Romanian doctor and professor

Maria Cicherschi Ropală (1881–1973), was a Romanian medical examiner and a professor at the Institute of Medicine and Pharmacy in Iași. She was the first female coroner in Europe.

==Biography==
Maria Cicherschi was born in 1881 in Iași, Romania, the daughter of Eleonora Andoniu (daughter of Dimitrie Andoniu) and Frantz Cicherschi.

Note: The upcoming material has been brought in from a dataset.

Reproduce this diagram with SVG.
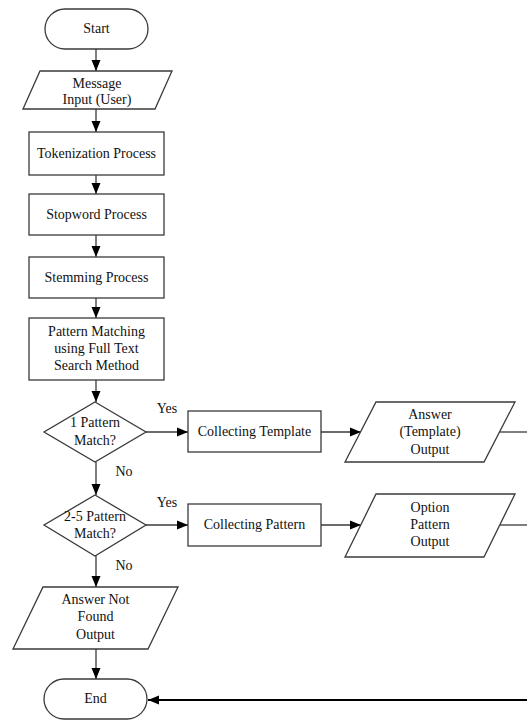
<svg xmlns="http://www.w3.org/2000/svg" width="527" height="720" viewBox="0 0 527 720">
<defs>
<style>
.s{fill:#fff;stroke:#3a3a3a;stroke-width:1.3}
.t{font-family:'Liberation Serif','Times New Roman',serif;font-size:14px;fill:#111;text-anchor:middle}
.c{fill:none;stroke:#3a3a3a;stroke-width:1.3}
</style>
<marker id="ah" markerUnits="userSpaceOnUse" markerWidth="12" markerHeight="12" viewBox="0 0 12 12" refX="11" refY="6" orient="auto">
<path d="M0,1.5 L11,6 L0,10.5 Z" fill="#000"/>
</marker>
</defs>
<rect width="527" height="720" fill="#fff"/>
<g id="connectors">
<line class="c" x1="96" y1="49" x2="96" y2="71" marker-end="url(#ah)"/>
<line class="c" x1="96" y1="109" x2="96" y2="132" marker-end="url(#ah)"/>
<line class="c" x1="96" y1="175" x2="96" y2="194" marker-end="url(#ah)"/>
<line class="c" x1="96" y1="235" x2="96" y2="257" marker-end="url(#ah)"/>
<line class="c" x1="96" y1="298" x2="96" y2="318" marker-end="url(#ah)"/>
<line class="c" x1="96" y1="380" x2="96" y2="402" marker-end="url(#ah)"/>
<line class="c" x1="96" y1="462" x2="96" y2="495" marker-end="url(#ah)"/>
<line class="c" x1="96" y1="556" x2="96" y2="587" marker-end="url(#ah)"/>
<line class="c" x1="96" y1="649" x2="96" y2="679" marker-end="url(#ah)"/>
<line class="c" x1="146" y1="432" x2="188" y2="432" marker-end="url(#ah)"/>
<line class="c" x1="321" y1="432" x2="361" y2="432" marker-end="url(#ah)"/>
<line class="c" x1="500" y1="432" x2="527" y2="432"/>
<line class="c" x1="146" y1="525" x2="188" y2="525" marker-end="url(#ah)"/>
<line class="c" x1="321" y1="525" x2="361" y2="525" marker-end="url(#ah)"/>
<line class="c" x1="500" y1="525" x2="527" y2="525"/>
<line x1="527" y1="700" x2="148" y2="700" stroke="#000" stroke-width="1.8" marker-end="url(#ah)"/>
<text class="t" x="167" y="413">Yes</text>
<text class="t" x="124" y="476">No</text>
<text class="t" x="167" y="507">Yes</text>
<text class="t" x="124" y="570">No</text>
</g>
<g id="start">
<rect class="s" x="45" y="9" width="103" height="40" rx="20" ry="20"/>
<text class="t" x="96.5" y="33">Start</text>
</g>
<g id="message-input">
<polygon class="s" points="40,71 172,71 155,109 23,109"/>
<text class="t" x="97" y="88">Message</text>
<text class="t" x="97" y="104">Input (User)</text>
</g>
<g id="tokenization">
<rect class="s" x="29" y="132" width="135" height="43"/>
<text class="t" x="96.5" y="158">Tokenization Process</text>
</g>
<g id="stopword">
<rect class="s" x="29" y="194" width="135" height="41"/>
<text class="t" x="96.5" y="219">Stopword Process</text>
</g>
<g id="stemming">
<rect class="s" x="29" y="257" width="135" height="41"/>
<text class="t" x="96.5" y="282">Stemming Process</text>
</g>
<g id="pattern-matching">
<rect class="s" x="29" y="318" width="135" height="62"/>
<text class="t" x="96.5" y="336">Pattern Matching</text>
<text class="t" x="96.5" y="353">using Full Text</text>
<text class="t" x="96.5" y="370">Search Method</text>
</g>
<g id="decision-1">
<polygon class="s" points="95,402 146,432 95,462 44,432"/>
<text class="t" x="95" y="427">1 Pattern</text>
<text class="t" x="95" y="445">Match?</text>
</g>
<g id="collecting-template">
<rect class="s" x="188" y="411" width="133" height="41"/>
<text class="t" x="254.5" y="436">Collecting Template</text>
</g>
<g id="answer-template">
<polygon class="s" points="376,402 515,402 484,462 345,462"/>
<text class="t" x="430" y="419">Answer</text>
<text class="t" x="430" y="436">(Template)</text>
<text class="t" x="430" y="454">Output</text>
</g>
<g id="decision-2">
<polygon class="s" points="95,495 146,525 95,556 44,525"/>
<text class="t" x="95" y="521">2-5 Pattern</text>
<text class="t" x="95" y="538">Match?</text>
</g>
<g id="collecting-pattern">
<rect class="s" x="188" y="504" width="133" height="42"/>
<text class="t" x="254.5" y="529">Collecting Pattern</text>
</g>
<g id="option-pattern">
<polygon class="s" points="376,494 515,494 484,557 345,557"/>
<text class="t" x="430" y="512">Option</text>
<text class="t" x="430" y="529">Pattern</text>
<text class="t" x="430" y="546">Output</text>
</g>
<g id="answer-not-found">
<polygon class="s" points="43,587 178,587 148,649 13,649"/>
<text class="t" x="95.5" y="604">Answer Not</text>
<text class="t" x="95.5" y="621">Found</text>
<text class="t" x="95.5" y="639">Output</text>
</g>
<g id="end">
<rect class="s" x="44" y="679" width="103" height="40" rx="20" ry="20"/>
<text class="t" x="95.5" y="703">End</text>
</g>
</svg>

She graduated from the Oltea Doamna High School for Girls in Iași in 1902 and attended courses of the Faculty of Medicine of the University of Iași. She obtained the title of "Doctor of Medicine" in 1907 with the thesis titled "Contributions to the biological study of female crime from a forensic point of view" completed under the direction of Professor George Bogdan, president of the Society of Physicians and Naturalists.

===Career===
After finishing medical school, she went to work in the hydrotherapy laboratory of the baths in the Slănic-Moldova spas, then as a doctor in several communities in the country's south. She also worked in the Red Cross Society of Romanian Ladies, during military campaigns of World War I, which caused her to enlist as a doctor at the front.

In 1919, Ropală was appointed assistant at the Department of Forensic Medicine of the Faculty of Medicine in Iași. She later completed internships in Paris with professors Victor Balthazard (forensic medicine) and Henri Claude (forensic psychiatry) becoming "the first woman-forensic physician in Europe, and among the first in the world".

After returning to Romania, she was appointed foreman and forensic doctor of the Iași Court of Justice where she worked for 20 years. She helped Bogdan with the production of his first treatise on forensic medicine and taught at the university. In 1930, after Bogdan's death, she took over the management of the department.

Ropală was a member of the French Society of Forensic Medicine.

===Personal life===
She married Dr. Emil Ropală and they had a daughter, Carmen Ropală-Gasparovici (1911–1992).

Ropală died in 1973 and is buried in Bellu Cemetery, with the tombstone saying: "Maria Ropală Cicherschi – the first female forensic scientist in Europe".